By Minka Klaudia Tiangco

President Duterte’s advice to the Commission on Elections (Comelec) to dispose of Smartmatic may have been said in frustration of the various issues that marred the midterm polls, an election official said.

Comelec Commissioner Luie Tito Guia (TWITTER / MANILA BULLETIN)

Comelec Commissioner Luie Tito Guia (TWITTER / MANILA BULLETIN)

In an interview in ANC on Tuesday, Comelec Commissioner Luie Tito Guia said the poll body is studying the advice of Duterte and other poll watchdog groups to junk its deal with the technology provider.

“He is the president, he represents the country, and he’s popular. It may be a reflection of a sense of frustration perhaps whether real or unreal or true or not, it’s an expression of frustration,” he said. “We are sensitive about that and we are studying those suggestions.”

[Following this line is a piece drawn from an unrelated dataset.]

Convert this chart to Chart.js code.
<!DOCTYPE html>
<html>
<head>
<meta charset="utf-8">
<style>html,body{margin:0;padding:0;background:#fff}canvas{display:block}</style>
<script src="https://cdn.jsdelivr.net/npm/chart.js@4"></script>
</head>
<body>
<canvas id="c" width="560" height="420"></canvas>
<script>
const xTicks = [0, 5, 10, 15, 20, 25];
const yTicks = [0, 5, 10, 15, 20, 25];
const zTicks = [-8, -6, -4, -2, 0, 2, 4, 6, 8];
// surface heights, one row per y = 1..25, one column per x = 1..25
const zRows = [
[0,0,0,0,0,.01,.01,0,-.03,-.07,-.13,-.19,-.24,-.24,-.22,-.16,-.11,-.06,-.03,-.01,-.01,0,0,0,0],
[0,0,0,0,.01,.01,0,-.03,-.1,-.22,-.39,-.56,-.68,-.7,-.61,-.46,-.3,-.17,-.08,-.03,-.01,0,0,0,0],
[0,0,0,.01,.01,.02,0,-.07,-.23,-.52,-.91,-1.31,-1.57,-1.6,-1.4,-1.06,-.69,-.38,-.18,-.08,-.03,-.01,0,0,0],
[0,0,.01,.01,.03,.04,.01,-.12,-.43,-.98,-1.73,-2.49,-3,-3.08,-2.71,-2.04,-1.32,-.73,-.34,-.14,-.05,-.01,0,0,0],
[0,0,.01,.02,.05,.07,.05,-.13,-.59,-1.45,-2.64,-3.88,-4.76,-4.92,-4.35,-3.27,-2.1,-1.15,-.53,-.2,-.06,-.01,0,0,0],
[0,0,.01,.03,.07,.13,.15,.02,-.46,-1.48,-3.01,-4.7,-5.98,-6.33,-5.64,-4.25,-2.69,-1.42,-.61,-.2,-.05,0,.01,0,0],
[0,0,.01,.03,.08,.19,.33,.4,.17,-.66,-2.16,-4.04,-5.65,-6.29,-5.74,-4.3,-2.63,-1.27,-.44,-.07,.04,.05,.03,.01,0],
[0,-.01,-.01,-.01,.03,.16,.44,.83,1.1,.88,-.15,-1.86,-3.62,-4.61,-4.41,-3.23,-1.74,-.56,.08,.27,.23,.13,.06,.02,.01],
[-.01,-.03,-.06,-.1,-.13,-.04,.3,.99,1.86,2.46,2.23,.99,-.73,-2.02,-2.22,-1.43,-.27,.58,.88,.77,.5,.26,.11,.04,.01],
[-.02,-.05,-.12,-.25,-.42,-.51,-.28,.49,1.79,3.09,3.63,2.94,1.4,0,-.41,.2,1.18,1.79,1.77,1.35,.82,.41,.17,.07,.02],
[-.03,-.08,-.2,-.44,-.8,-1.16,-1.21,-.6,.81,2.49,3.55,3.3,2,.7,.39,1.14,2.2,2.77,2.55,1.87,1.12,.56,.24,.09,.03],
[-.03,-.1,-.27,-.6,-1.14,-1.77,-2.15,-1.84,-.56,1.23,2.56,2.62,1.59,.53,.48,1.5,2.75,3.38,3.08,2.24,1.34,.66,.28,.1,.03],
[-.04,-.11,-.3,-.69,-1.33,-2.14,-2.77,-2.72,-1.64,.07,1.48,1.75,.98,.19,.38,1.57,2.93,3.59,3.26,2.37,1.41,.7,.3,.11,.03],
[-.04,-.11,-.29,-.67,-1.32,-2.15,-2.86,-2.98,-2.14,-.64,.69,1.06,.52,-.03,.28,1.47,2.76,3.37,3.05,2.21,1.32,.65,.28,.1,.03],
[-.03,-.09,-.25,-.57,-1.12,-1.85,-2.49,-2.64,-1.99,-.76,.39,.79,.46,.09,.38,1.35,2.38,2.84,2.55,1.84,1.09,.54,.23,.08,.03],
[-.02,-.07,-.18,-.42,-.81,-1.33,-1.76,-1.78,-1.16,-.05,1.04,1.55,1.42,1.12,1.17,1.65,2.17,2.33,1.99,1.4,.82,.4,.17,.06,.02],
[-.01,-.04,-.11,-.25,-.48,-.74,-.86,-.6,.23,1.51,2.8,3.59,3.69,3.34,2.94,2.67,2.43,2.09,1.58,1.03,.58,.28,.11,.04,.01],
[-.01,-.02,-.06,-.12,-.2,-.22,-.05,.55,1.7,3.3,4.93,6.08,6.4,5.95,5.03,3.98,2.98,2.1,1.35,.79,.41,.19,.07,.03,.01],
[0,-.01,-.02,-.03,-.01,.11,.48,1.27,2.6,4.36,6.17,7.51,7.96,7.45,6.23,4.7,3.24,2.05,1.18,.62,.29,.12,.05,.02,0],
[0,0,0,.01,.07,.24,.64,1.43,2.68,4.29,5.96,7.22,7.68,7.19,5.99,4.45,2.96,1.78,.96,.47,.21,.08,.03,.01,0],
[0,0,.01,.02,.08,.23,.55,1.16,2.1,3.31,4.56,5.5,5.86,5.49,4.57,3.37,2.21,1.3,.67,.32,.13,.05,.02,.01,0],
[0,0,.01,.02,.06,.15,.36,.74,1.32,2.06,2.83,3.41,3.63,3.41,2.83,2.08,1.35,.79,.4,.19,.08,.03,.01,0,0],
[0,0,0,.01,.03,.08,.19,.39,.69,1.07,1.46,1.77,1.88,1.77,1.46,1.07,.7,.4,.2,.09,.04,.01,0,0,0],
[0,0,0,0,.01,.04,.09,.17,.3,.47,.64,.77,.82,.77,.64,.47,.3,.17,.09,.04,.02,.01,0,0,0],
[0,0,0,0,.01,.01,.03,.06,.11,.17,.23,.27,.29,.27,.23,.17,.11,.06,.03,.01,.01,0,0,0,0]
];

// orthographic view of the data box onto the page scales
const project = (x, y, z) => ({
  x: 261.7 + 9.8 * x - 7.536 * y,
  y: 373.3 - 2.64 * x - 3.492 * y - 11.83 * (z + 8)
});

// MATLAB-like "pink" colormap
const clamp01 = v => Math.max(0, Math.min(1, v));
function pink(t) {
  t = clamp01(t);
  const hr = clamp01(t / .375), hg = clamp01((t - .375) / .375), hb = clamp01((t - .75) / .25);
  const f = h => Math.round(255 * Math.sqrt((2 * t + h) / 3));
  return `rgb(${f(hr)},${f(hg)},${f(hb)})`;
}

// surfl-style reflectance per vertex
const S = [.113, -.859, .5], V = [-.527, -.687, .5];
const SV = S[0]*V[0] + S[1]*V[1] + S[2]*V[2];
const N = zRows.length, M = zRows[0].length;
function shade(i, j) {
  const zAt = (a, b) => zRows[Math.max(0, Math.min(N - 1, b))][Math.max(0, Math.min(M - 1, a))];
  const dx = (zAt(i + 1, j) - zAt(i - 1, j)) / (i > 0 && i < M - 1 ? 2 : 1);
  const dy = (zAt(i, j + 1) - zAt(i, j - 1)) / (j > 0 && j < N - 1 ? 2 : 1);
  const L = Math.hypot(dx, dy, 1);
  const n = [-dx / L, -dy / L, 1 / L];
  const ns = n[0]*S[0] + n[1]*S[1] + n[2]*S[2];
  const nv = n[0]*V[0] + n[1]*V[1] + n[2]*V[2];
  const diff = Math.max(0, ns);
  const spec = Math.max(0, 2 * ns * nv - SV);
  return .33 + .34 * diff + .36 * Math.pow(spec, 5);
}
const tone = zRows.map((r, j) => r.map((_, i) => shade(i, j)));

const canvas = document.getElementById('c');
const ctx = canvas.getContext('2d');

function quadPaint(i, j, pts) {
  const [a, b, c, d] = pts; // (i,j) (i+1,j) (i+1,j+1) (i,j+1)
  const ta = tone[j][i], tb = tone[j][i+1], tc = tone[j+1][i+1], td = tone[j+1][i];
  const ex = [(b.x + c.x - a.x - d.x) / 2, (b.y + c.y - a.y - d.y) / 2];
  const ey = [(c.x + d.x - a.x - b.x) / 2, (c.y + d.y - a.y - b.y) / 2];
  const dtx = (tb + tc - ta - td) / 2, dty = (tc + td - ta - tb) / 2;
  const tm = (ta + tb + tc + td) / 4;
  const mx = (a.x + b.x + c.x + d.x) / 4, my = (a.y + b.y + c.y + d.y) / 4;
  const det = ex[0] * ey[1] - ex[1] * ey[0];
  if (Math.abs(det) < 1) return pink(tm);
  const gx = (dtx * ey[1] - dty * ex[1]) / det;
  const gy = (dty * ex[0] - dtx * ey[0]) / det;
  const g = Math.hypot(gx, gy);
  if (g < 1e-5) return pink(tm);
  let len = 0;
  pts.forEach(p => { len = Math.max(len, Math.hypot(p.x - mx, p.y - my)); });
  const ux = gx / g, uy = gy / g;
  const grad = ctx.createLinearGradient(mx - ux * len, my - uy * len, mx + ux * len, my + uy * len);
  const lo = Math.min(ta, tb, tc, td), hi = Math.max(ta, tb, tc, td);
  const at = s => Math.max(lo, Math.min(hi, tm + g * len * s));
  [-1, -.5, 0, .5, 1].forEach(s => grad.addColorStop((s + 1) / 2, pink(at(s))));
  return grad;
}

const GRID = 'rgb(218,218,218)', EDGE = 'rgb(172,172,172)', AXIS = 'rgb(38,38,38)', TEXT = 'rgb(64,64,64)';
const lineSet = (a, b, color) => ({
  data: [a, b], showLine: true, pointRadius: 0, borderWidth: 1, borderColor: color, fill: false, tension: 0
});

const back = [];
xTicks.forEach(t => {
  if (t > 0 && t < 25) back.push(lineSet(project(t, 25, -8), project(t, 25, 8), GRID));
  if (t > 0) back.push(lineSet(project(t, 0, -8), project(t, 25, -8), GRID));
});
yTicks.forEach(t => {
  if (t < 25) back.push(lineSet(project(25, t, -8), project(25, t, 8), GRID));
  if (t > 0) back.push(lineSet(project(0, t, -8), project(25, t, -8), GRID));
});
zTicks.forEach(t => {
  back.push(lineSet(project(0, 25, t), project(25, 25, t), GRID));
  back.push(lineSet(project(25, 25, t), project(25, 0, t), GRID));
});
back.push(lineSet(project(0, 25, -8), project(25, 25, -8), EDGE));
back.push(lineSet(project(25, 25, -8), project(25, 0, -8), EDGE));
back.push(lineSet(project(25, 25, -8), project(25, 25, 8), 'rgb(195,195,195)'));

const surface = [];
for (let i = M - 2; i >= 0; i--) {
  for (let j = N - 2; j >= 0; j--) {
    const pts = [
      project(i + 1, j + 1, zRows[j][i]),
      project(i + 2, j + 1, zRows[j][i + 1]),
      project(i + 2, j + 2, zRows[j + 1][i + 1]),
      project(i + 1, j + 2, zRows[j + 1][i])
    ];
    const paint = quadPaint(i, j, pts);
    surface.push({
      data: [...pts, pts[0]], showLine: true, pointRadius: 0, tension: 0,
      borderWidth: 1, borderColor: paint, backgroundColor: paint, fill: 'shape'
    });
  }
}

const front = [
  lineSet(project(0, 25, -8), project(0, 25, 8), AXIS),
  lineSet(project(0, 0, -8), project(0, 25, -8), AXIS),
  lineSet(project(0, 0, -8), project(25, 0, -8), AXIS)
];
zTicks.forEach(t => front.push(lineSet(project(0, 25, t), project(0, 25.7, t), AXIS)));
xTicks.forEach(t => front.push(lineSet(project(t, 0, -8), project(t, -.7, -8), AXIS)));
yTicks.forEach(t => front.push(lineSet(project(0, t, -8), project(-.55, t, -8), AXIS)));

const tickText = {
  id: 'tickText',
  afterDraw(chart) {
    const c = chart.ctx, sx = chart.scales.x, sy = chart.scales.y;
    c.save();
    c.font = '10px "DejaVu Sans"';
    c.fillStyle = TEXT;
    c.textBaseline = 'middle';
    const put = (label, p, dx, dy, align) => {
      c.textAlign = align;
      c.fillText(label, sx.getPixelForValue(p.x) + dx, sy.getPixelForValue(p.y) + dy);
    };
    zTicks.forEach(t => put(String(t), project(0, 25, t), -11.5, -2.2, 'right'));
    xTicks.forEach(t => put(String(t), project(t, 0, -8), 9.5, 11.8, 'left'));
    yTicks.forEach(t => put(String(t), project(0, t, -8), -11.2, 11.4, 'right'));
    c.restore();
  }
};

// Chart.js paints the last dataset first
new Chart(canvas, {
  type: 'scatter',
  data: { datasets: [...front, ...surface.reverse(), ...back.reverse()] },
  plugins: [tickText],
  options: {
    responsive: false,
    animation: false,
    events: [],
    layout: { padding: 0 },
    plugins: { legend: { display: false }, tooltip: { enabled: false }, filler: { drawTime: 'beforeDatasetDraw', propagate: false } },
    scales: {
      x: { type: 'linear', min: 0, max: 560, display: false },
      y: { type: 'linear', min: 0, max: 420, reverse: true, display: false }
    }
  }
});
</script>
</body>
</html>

Earlier, Duterte told the Comelec to dispose of Smartmatic and look for a new election provider that is free of fraud.

The poll official said it is equally important to adopt an election system that voters have confidence in, whether that is manual or automated.

“The bottom line is that people have to trust the result of the process. If they can trust manual elections, so be it. If they trust automated elections, so be it. Machines are just tools,” he said.

Guia also reiterated that the Comelec has to have a legal basis before they can blacklist Smartmatic.

“We must have a reason for disqualifying any entity. There has to be a basis. Otherwise, that would be a restraining exercise of trade and opportunity to have a contract with the government,” he said.

“We are investigating, as we are, the things that have happened in these elections and we may bring back what happened in the previous elections as a ledge and see. We might come up with some evaluation for that. But we have to be fair with everyone,” he added.

About 1,000 SD cards and up to 600 vote counting machines malfunctioned on election day. A glitch in the transparency server also delayed the release of election results for about seven hours.

However, the random manual audit showed that this year’s elections have an accuracy rate of 99.9953 percent, making it the most accurate automated elections in the country so far.